Much of the footage appears similar to images already available in Russia and Chechnya, analysts in Moscow said. But the tape's emergence from a purported Al-Qaeda residence in Afghanistan "will definitely help to prove that Russia is right to use force in Chechnya," said Ivan Safranchuk, director of the Moscow office of the Washington-based Center for Defense Information.

CUSTOMS COMMITTEE ACCUSES PROSECUTOR-GENERAL'S OFFICE OF POLITICKING.

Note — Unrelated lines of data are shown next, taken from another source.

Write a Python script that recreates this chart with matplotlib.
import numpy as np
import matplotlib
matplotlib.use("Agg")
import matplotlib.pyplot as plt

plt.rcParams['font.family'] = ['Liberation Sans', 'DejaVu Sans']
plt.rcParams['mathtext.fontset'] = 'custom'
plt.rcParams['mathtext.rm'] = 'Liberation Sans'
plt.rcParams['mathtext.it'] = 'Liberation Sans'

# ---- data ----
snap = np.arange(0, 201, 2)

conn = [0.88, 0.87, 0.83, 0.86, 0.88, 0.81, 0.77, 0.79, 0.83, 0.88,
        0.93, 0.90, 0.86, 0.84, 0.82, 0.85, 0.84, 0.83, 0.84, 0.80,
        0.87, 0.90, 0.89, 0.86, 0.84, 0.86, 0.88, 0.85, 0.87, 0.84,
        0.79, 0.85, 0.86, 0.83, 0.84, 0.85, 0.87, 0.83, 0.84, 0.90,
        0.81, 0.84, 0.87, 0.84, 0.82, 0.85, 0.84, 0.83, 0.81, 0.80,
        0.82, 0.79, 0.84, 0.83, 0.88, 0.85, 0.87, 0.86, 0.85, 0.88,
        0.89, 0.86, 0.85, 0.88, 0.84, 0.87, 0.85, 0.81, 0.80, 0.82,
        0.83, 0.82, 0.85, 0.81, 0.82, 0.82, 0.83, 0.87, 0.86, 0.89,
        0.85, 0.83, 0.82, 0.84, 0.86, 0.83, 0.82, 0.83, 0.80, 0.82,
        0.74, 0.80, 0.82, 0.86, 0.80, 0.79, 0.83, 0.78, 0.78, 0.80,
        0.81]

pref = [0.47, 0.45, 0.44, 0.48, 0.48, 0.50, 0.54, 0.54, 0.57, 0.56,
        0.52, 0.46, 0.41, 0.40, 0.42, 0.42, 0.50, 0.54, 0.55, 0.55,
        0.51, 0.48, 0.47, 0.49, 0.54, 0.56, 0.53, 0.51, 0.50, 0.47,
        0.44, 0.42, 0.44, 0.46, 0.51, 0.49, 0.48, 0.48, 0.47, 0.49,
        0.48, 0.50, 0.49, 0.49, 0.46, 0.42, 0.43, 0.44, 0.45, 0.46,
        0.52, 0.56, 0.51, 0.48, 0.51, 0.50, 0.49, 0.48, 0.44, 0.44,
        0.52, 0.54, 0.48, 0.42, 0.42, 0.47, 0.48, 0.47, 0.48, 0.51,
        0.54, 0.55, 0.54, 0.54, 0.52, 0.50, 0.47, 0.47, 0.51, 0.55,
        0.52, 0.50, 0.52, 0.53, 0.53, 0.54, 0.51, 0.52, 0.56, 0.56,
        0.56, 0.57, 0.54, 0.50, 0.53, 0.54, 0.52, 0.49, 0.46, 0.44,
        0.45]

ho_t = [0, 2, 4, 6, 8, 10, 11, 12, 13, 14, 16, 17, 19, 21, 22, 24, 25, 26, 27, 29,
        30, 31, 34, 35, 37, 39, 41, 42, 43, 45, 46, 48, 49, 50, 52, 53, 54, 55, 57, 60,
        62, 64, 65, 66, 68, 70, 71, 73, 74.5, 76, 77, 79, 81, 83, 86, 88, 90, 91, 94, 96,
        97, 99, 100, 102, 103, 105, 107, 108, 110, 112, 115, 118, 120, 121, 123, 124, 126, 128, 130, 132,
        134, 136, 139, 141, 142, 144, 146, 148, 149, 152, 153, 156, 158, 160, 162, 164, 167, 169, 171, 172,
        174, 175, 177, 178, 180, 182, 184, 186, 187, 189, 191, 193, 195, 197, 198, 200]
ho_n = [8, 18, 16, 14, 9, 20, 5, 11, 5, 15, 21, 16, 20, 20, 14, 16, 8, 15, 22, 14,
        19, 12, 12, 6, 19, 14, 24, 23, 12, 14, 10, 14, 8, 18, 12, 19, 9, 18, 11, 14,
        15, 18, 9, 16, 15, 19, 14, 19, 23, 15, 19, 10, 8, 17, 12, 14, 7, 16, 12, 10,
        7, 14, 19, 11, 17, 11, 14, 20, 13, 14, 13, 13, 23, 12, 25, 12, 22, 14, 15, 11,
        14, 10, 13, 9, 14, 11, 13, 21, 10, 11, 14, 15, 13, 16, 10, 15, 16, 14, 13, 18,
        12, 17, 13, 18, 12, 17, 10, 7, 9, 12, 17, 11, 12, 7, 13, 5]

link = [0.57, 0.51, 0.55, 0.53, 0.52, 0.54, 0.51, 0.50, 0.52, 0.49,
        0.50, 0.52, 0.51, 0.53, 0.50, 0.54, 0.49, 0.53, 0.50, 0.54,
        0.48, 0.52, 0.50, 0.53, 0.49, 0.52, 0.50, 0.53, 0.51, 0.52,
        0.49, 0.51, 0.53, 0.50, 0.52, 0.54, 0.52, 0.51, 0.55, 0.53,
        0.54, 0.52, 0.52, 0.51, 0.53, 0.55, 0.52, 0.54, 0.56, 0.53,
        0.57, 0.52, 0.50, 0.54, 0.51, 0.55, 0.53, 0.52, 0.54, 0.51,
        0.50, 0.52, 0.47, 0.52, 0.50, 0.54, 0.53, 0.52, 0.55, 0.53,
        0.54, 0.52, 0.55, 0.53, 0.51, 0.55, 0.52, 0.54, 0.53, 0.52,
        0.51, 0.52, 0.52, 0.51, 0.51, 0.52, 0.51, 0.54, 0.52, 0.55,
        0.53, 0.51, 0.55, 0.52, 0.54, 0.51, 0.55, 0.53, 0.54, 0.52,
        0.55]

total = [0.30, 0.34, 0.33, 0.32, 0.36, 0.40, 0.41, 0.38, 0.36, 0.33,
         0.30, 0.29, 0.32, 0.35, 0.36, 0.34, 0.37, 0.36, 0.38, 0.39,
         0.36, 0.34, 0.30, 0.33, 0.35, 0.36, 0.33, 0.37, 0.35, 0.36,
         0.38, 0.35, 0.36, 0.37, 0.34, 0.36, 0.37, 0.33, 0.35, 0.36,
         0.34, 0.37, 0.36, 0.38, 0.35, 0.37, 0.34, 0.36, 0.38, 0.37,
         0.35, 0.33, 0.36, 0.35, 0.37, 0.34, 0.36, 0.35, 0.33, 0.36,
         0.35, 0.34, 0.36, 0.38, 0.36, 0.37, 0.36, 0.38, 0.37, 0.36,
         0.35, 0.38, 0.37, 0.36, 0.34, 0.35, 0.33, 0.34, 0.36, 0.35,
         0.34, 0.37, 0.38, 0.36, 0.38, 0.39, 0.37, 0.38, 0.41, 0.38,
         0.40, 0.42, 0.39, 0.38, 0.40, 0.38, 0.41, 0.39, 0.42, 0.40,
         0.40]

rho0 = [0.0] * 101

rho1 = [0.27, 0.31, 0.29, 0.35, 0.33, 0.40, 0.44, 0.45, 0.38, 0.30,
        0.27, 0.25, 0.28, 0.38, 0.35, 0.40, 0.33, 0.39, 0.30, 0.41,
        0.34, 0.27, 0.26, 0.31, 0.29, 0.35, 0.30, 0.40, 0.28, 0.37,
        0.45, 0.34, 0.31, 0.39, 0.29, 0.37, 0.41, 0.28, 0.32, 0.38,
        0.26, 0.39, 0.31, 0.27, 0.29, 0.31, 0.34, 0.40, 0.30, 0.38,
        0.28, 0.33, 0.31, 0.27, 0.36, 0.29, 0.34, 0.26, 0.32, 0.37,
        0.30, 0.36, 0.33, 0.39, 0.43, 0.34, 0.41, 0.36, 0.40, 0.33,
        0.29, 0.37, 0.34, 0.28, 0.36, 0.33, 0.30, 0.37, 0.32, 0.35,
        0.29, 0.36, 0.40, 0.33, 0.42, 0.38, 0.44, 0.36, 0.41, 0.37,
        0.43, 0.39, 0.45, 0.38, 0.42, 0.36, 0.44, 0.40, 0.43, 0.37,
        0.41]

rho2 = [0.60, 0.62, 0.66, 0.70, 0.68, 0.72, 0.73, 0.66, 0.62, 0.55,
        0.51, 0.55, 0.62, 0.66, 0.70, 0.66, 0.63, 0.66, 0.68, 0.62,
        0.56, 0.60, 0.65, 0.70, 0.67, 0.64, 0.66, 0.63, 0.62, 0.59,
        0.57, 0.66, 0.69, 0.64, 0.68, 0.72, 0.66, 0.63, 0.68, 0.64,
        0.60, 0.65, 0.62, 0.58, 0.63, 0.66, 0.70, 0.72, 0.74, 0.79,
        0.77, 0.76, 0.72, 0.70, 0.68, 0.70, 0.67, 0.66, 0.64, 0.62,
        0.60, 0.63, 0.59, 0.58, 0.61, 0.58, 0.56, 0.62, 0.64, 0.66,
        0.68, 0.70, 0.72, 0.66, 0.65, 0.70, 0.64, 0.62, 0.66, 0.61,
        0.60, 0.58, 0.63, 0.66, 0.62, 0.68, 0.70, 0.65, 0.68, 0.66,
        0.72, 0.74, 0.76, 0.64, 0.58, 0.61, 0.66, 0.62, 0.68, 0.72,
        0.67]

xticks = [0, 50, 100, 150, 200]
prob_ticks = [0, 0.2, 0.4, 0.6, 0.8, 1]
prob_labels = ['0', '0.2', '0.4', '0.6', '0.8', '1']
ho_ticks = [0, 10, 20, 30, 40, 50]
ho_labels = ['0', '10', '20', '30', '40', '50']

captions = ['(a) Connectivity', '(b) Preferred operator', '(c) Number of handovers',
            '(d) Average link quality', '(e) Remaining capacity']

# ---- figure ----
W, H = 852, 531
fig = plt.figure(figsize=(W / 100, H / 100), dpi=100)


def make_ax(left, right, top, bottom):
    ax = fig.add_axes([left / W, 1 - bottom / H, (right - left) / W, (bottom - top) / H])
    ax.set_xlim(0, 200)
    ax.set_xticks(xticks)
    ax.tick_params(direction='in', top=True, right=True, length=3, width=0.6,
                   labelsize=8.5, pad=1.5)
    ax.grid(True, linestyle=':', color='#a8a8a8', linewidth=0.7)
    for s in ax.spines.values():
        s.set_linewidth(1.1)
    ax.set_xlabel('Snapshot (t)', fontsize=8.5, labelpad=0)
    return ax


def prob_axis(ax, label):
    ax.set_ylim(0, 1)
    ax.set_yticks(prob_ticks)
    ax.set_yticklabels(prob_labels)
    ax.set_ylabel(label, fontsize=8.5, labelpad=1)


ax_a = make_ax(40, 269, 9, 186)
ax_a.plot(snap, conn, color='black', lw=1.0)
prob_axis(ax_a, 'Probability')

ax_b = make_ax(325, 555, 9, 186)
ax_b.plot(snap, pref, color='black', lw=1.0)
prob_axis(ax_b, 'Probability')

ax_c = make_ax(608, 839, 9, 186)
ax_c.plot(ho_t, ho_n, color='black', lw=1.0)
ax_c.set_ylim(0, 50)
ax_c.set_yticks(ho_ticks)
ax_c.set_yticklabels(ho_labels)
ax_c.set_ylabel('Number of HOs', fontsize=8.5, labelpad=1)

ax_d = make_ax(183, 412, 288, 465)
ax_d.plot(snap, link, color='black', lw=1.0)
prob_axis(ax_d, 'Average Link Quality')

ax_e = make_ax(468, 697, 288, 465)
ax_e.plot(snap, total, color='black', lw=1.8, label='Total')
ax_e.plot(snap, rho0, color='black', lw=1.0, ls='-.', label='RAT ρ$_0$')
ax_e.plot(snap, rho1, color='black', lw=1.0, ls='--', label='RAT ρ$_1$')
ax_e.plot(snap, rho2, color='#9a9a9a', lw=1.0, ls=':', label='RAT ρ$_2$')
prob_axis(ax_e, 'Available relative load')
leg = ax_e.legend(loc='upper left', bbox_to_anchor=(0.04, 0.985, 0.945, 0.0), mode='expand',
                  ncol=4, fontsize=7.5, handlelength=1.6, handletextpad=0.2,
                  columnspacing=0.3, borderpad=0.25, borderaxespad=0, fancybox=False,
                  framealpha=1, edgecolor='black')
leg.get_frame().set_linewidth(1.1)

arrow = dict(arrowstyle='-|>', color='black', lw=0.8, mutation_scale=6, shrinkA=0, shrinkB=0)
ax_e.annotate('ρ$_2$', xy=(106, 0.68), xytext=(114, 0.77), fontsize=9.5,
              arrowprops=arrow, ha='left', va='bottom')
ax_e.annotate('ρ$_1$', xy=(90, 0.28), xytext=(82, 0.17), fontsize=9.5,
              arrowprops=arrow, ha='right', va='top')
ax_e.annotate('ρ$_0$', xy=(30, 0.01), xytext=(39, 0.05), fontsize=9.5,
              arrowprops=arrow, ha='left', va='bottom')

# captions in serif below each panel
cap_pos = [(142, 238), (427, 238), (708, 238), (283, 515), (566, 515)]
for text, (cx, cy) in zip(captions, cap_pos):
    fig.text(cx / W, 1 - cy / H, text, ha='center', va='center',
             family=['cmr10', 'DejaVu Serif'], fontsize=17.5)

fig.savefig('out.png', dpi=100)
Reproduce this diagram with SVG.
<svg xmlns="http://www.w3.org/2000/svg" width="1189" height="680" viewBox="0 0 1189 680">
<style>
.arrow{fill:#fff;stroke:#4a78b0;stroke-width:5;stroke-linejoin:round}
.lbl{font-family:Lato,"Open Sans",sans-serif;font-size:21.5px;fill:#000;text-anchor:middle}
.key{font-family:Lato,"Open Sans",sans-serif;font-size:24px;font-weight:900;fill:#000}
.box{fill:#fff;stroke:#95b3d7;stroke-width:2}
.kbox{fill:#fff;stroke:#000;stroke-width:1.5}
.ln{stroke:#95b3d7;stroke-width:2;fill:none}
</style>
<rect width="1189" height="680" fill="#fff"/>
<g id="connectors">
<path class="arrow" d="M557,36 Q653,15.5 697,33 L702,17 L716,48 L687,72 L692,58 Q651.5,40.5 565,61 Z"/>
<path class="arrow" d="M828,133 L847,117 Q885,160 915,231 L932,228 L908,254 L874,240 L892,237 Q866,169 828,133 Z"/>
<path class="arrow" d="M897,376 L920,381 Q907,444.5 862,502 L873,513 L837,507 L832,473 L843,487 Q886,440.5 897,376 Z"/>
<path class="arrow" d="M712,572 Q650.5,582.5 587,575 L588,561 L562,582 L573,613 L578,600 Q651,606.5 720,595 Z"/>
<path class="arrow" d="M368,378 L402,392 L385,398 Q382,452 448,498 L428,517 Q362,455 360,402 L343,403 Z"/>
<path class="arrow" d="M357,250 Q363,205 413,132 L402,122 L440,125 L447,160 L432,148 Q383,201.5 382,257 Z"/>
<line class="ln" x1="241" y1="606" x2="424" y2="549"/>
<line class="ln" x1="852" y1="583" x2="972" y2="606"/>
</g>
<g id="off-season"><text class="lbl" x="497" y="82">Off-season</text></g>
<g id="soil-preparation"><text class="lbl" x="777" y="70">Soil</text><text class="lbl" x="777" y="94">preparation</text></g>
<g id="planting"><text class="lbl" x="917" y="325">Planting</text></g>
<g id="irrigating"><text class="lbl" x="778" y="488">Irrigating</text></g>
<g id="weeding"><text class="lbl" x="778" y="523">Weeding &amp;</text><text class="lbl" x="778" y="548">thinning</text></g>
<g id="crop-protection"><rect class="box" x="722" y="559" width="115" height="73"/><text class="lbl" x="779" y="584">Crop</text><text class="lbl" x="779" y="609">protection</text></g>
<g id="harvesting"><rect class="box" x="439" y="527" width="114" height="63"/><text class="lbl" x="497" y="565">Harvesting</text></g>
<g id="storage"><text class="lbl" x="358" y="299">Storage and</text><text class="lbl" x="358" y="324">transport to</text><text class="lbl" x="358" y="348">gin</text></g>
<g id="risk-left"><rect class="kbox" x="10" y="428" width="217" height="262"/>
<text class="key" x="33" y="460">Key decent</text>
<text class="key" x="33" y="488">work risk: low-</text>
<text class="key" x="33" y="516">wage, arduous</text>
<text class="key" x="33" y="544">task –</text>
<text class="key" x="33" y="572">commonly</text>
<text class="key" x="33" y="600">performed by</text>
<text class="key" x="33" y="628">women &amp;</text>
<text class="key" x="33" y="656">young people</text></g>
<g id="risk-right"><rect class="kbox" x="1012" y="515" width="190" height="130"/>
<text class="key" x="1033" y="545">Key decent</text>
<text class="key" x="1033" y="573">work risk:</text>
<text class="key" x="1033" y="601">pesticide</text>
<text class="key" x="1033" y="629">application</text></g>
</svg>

State Customs Committee head Mikhail Vanin has accused the Prosecutor-General's Office of politicking and serving the needs of special interests groups, RIA-Novosti reported on 25 January. In an allusion to his own interrogation by the Prosecutor-General's Office in an investigation of the Customs Committee's probe of businessmen closely linked to the Russian Security Service (FSB), Vanin said, "The Prosecutor-General's Office is becoming a newsmaker, and that is not its business at all." Vanin stressed that he and his deputy, Boris Gutin, have become the target of administrative and legal pressure in an effort to force them to halt "unwanted investigations affecting the interests of influential people." (RFE/RL Newsline, 28 January)

SERBIA
SERBIAN POLICE LAUNCH MASSIVE PROSTITUTION SWEEP.
Serbian Interior Ministry forces raided some 400 bars and nightclubs across the country, arresting at least 150 people, the BBC's Serbian Service reported on 25 January. The move was aimed at curbing human trafficking, mostly from other Balkan countries and the former Soviet Union. Most of those arrested were involved in prostitution, but others are suspected of dealing in the sale of illegal arms or drugs.